Most of the time, spending the winter months in the south might add approximately 30% – 50% to your overall expenses. Yet, if you spent time really planning it out, you could spend even less.

Frugal Living Could Help Out

Are you interested in making your dream happen at all costs? If so, there are a ton of ways you can cut back on expenses at home. And, you can reduce them even more while you're traveling or living in a warmer climate.

Here are a couple of ideas that should make it even easier to start snowbirding this winter season.

Cook More Meals at Home
At $10 a meal, you could spend upwards of $30 a day eating out. Double that if you have a partner. Sure, learning how to cook might not be on your bucket list. But, cooking everything yourself could save you hundreds of dollars each month.

Instead of going to restaurants, prepare your meals at home. Make meal prepping a habit. Simply cooking at home could cut your food budget by more than half. Surviving on about $200 a month per person shouldn't be too hard for the truly frugal.

Avoid Hiring Help
Have you been paying for a cleaning service or lawn care at home? That certainly helps you spend a lot less time on tedious chores, but it could eat up part of your budget. Instead of spending money on that, consider doing it yourself. Then, use all the money you've saved to put towards your snowbirding budget.

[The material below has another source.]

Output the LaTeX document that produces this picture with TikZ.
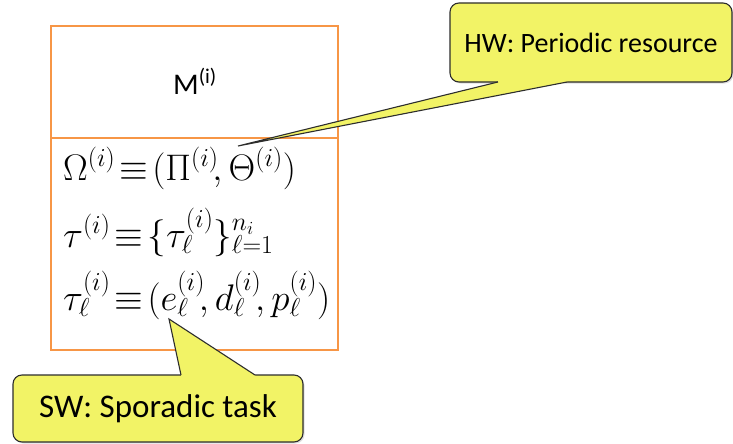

Pick Up Inexpensive Hobbies
Even your hobbies might cost more than you realize. Swap out a few costly rounds of golf for free games of pickleball at a local park. There are also plenty of inexpensive workout options rather than paying hundreds of dollars (or more) for a gym membership each year.

Snowbirding on a Budget

Living the active lifestyle of a snowbird can be a lot more affordable than most people realize.

You can spend quite a bit less on your snowbird home than you do at your primary residence. Plus, you can cut back on other expenses to make it easier on your bank account.

If you'd love to try snowbirding in warm weather, put a plan into place and make it happen.